Copyright © 2015, Emerald Group Publishing Limited


Lorcan Dempsey is acknowledged around the world as an expert in the field of library technology. His work, initially with UKOLN and later with online computer library center (OCLC), is well-known, as are his frequent journal papers and conference presentations. He was an early adopter of blogs as a channel for professional communication; the earliest entries in his blog are from October 2003. It is his collected blog posts that constitute the greater part of this publication. The book consists of the original blog posts grouped into nine chapters on different themes, with each chapter arranged in the chronological order of posting.

Apart from Dempsey’s obvious knowledge and the clarity of his thinking about the future of library technology, it is also worth mentioning his simple and humorous writing style, so well-suited to a blog. He makes technology easy to approach, and as a result, we can think more clearly about the issues he presents. My own favourite piece, for what it is worth, is “Three challenges: engaging, rightscaling, and innovating” (pp. 245-253); a long post, to be sure, but one that clearly sets out the issues we need to be addressing right now.

This book though, at least when one first opens it, is rather hard to use. The key topics are clear enough: networked resources; network organisation; the research process and libraries’ evolving roles; resource discovery; library systems and tools (search indexes, OpenURL, etc.); data and metadata; publishing and communication; and libraries, archives, etc., as “memory institutions”. Within each chapter, though, it is sometimes hard to remember that the blog post one is reading might be more than 10 years old and so possibly not representative of Dempsey’s current thinking. Varnum has no doubt been careful with his selection of Dempsey’s writing, and indeed, the prescience of much that he says is quite remarkable (e.g. his comments from 2005 on the need for new interfaces), yet if I want to know Dempsey’s current thinking on a subject, it is not always apparent. The index is, as a result, even more than usually invaluable in this book.

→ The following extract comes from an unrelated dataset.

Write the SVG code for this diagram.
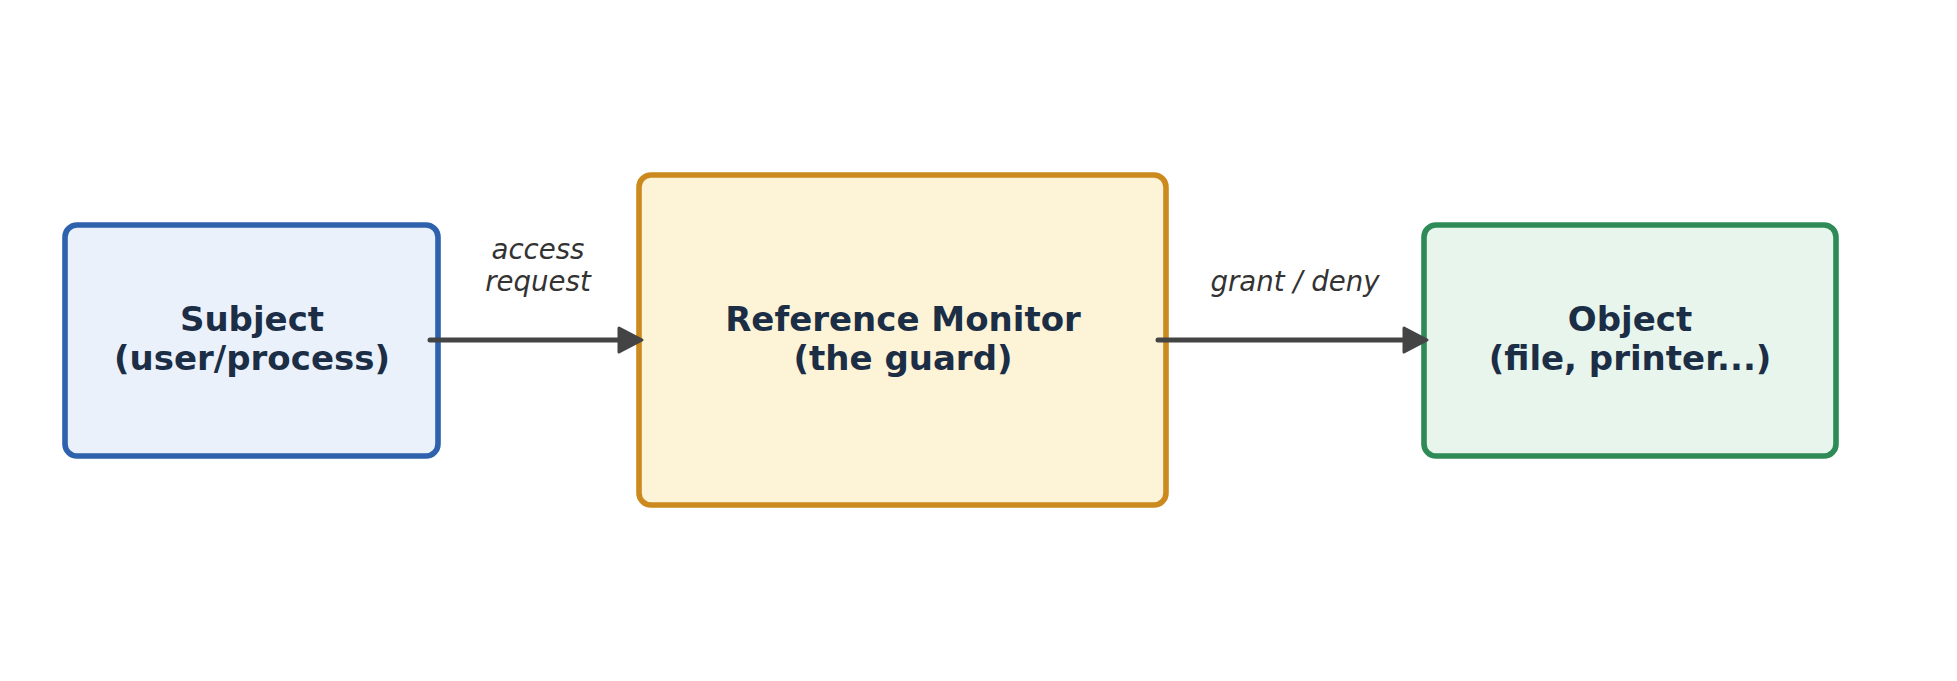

Dempsey himself points out in the foreword that his interests have evolved with time, from service and technology matters to the organisational and institutional forms in which they get done (p. 10). That in itself is of interest to the reader. One element in the book that seems to serve little or no purpose is the addition of “reader’s comments”. It is good to know that a blog has readers and one of the few ways to assess that is through feedback, but very few of these comments add anything to the text. Despite that, this is a book I recommend to anyone interested in library technology.